HC Deb 26 July 1977 vol 936 cc294-6
11. Mr. John Hunt

asked the Secretary of State for Education and Science if she will make a statement on her meeting with the administrators of the British Broadcasting Corporation and the Independent Broadcasting Authority on the subject of the poor language content of children's programmes.

Mrs. Shirley Williams

I have had informal discussions with both broadcasting authorities. These covered a wide range of educational topics including language, and I think that our exchanges of views were while.

Mr. Hunt

While I welcome the Secretary of State's initiative in this matter, will she say whether any mention was made in those discussions of the debasement of the English language by the pop music morons on BBC1 and commercial radio, whose programmes are listened to by many children?

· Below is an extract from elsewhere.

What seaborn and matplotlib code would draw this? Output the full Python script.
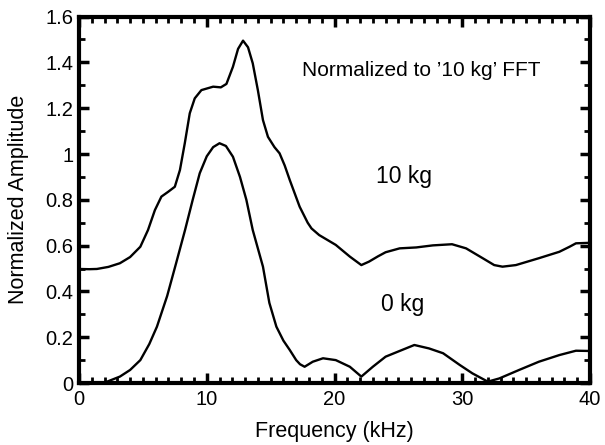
import numpy as np
import pandas as pd
import matplotlib
matplotlib.use("Agg")
import matplotlib.pyplot as plt
from matplotlib.pyplot import MultipleLocator
import seaborn as sns

sns.set_theme(style='ticks')
plt.rcParams['font.family'] = ['Liberation Sans', 'DejaVu Sans']
plt.rcParams['text.color'] = 'black'
plt.rcParams['axes.labelcolor'] = 'black'
plt.rcParams['xtick.color'] = 'black'
plt.rcParams['ytick.color'] = 'black'

# values (kHz, normalized amplitude)
freq_10kg = [0.0, 0.8, 1.4, 2.3, 3.2, 4.0, 4.8, 5.4, 5.94, 6.45, 6.98, 7.5, 7.9, 8.28,
             8.67, 9.06, 9.58, 10.5, 11.1, 11.54, 12.05, 12.45, 12.84, 13.23, 13.6, 14.0,
             14.4, 14.79, 15.3, 15.7, 16.1, 16.5, 17.27, 17.9, 18.2, 18.8, 20.1, 21.2,
             22.1, 22.7, 23.4, 24.0, 25.1, 26.4, 27.7, 29.2, 30.3, 31.6, 32.5, 33.15,
             34.2, 36.0, 37.6, 38.4, 38.9, 39.9]
amp_10kg = [0.498, 0.497, 0.498, 0.507, 0.523, 0.55, 0.595, 0.668, 0.755, 0.814, 0.835,
            0.857, 0.93, 1.047, 1.178, 1.243, 1.279, 1.294, 1.291, 1.306, 1.381, 1.459,
            1.495, 1.466, 1.396, 1.279, 1.148, 1.075, 1.03, 1.003, 0.95, 0.886, 0.77,
            0.70, 0.675, 0.646, 0.603, 0.552, 0.515, 0.53, 0.553, 0.571, 0.588, 0.592,
            0.601, 0.606, 0.588, 0.545, 0.515, 0.508, 0.515, 0.545, 0.573, 0.595, 0.61,
            0.612]

freq_0kg = [0.0, 1.6, 2.2, 3.2, 4.0, 4.8, 5.5, 6.1, 6.9, 7.6, 8.3, 8.9, 9.45, 10.0, 10.5,
            11.0, 11.5, 12.05, 12.6, 13.1, 13.6, 14.4, 14.9, 15.45, 16.0, 16.5, 17.0,
            17.3, 17.66, 18.3, 19.1, 20.1, 21.2, 22.1, 23.0, 24.0, 25.1, 26.25, 27.4,
            28.5, 29.8, 30.8, 32.0, 32.9, 34.45, 36.0, 37.6, 38.9, 39.9]
amp_0kg = [0.0, 0.0, 0.006, 0.028, 0.057, 0.10, 0.17, 0.246, 0.38, 0.523, 0.668, 0.80,
           0.916, 0.99, 1.03, 1.047, 1.035, 0.988, 0.90, 0.80, 0.668, 0.508, 0.35, 0.246,
           0.185, 0.144, 0.10, 0.082, 0.071, 0.093, 0.108, 0.10, 0.071, 0.028, 0.071,
           0.115, 0.14, 0.166, 0.151, 0.13, 0.079, 0.042, 0.006, 0.02, 0.057, 0.093,
           0.122, 0.141, 0.14]

ytick_labels = ['0', '0.2', '0.4', '0.6', '0.8', '1', '1.2', '1.4', '1.6']

df = pd.concat([
    pd.DataFrame({'freq': freq_10kg, 'amp': amp_10kg, 'load': '10 kg'}),
    pd.DataFrame({'freq': freq_0kg, 'amp': amp_0kg, 'load': '0 kg'}),
])

fig = plt.figure(figsize=(6.05, 4.45), dpi=100)
ax = fig.add_axes([0.1306, 0.1393, 0.8446, 0.8234])

sns.lineplot(data=df, x='freq', y='amp', units='load', estimator=None,
             color='black', linewidth=1.7, sort=False, ax=ax)
for ln in ax.get_lines():
    ln.set_solid_joinstyle('round')

ax.set_xlim(0, 40)
ax.set_ylim(0, 1.6)
ax.xaxis.set_major_locator(MultipleLocator(10))
ax.xaxis.set_minor_locator(MultipleLocator(1))
ax.yaxis.set_minor_locator(MultipleLocator(0.1))
ax.set_yticks(np.linspace(0, 1.6, len(ytick_labels)))
ax.set_yticklabels(ytick_labels)

for s in ax.spines.values():
    s.set_visible(True)
    s.set_linewidth(3)
    s.set_color('black')
ax.tick_params(which='both', direction='in', top=True, right=True, color='black',
               labelcolor='black', labelsize=14.5)
ax.tick_params(axis='x', pad=5)
ax.tick_params(axis='y', pad=4)
ax.tick_params(which='major', length=7, width=2.5)
ax.tick_params(which='minor', length=4, width=2.0)

ax.set_xlabel('Frequency (kHz)', fontsize=15.5, va='center')
ax.set_ylabel('Normalized Amplitude', fontsize=15.5, va='center')
ax.xaxis.set_label_coords(0.5, -0.1327)
ax.yaxis.set_label_coords(-0.118, 0.5)

ax.text(17.42, 1.34, "Normalized to \u201910 kg\u2019 FFT", fontsize=15, ha='left', va='baseline')
ax.text(23.26, 0.872, '10 kg', fontsize=16.5, ha='left', va='baseline')
ax.text(23.65, 0.316, '0 kg', fontsize=16.5, ha='left', va='baseline')

fig.savefig('out.png', dpi=100)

If she has any further meetings, will she remind the broadcasting authorities that even disc jockeys should be both literate and intelligent?

Mrs. Williams

The Annan Report found that children's programmes specifically directed to children were both a delight to listen to and to watch and had considerable educational content. I add my tribute to that. It is my view that the problem arises in programmes largely aimed at adults but which are also watched by children. The hon. Gentleman, like myself occasionally, hears these programmes. Of course it is true that in some of them language is used in a very loose, inaccurate and sloppy way. I have drawn this to the attention of the broadcasting authorities, while I recognise that what the authorities do in children's programmes is undoubtedly of great educational help.

Mr. Evelyn King

Does the BBC still argue, as it used to do, that correct language does not matter? Is it not true that sloppy language in the end leads to inaccuracy of meaning, and is not this a grave drawback to the career prospects of children who suffer from that kind of approach?

Mrs. Williams

In my view, radio programmes are on the whole quite good in this respect. The trouble arises, I think, more with television and to some extent with pop music programmes. I think that some of the criticism which is made of children's literacy may take insufficiently into account some of the impact of the mass media on children's literacy.

Mrs. Bain

Given that television in particular is one of the most widely accessible educational instruments, and in view of the doubt about the future of many colleges of education, will the right hon. Lady press for closer liaison between the broadcasting authorities and the colleges of education, especially remedial educa- tion departments, with a view to the language content of programmes being up-graded?

Mrs. Williams

There is already quite close liaison. Indeed, there has been very close liaison over such matters as the adult literacy programme, to which attention has already been drawn, as well as the forthcoming effort to introduce basic English to immigrant mothers for whom English is not their first language. In all this work, close co-operation between the BBC and the education service has brought great benefits to all our people.

Mr. Skinner

Does my right hon. Friend agree that the BBC produces programmes for deaf children which are much appreciated by both the children and their parents? Second, while I am about it, may I ask my right hon. Friend whether she agrees that the facilities for deaf children are not as good as they ought to be and, in particular, that they are very poor for Andrew Walters of 19 Damsbrook Drive, Clowne, about whom I have made representations to her Department? Will my right hon. Friend give a guarantee that this matter will be dealt with urgently so that young Andrew can be taught at school starting next term?

Mrs. Williams

The programme "Vision On", which is for deaf children, is an outstanding programme which has been much praised. With regard to the subject of the latter part of my hon. Friend's supplementary question—I congratulate him on his ingenuity in introducing it—we are doing all we can.

Mr. St. John-Stevas

Will the Secretary of State make clear that she does not agree with the view that all pop music programmes are moronic and contribute to illiteracy? Is it not a fact that most of them are entertaining and some of them are even instructive—including the "Jimmy Young Show", on which I appeared this morning?

Mrs. Williams

I am sure the hon. Gentleman appreciates that it was even more instructive when I was on it last month.